Tuesday, October 16, 2012
24 years ago.....
I was always annoyed by my little brother just like any other sister. We fought....even after he was diagnosed. I actually looked at him one rainy day while playing in the garage and said "It's ok, cause when you die your trucks will be mine." How awful, I still feel guilty for that to this day. The horrible things we say as children.
Today it has been 24 years since Adam died....I was 8. I remember vividly that day....and night. It forever changed everything.....it was my loss of innocence which my sister would tell you is where my fear of clowns come from! Yes, I deal with everything with a bit of humor. I was never the invincible teen, I knew what could happen.

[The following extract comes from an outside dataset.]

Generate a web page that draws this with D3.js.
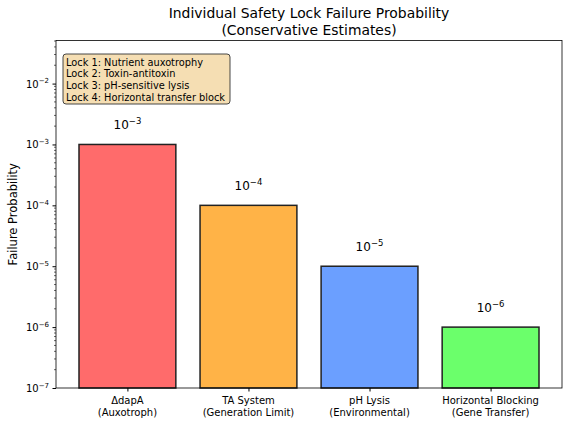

Cherish every moment, make sure you do today and say today what you need to. Tomorrow may not come....always kiss your kids goodbye, good night, and just for no reason. God and I struggle back and forth with my anger and my pain, but today will be a good day! Adam my have only lived for four years but the point is he lived. He loved everyone and wanted to save everything. I commend my parents for allowing Adam to be involved in his treatment, I realize as a parent now how difficult it had to be to allow treatment to stop....even if there was very little hope of success. I no longer blame them...they did an amazing job thinking of what was best for Adam as well as me!
I am who I am today....because I knew this amazing little man! All my love is sent to you in heaven today!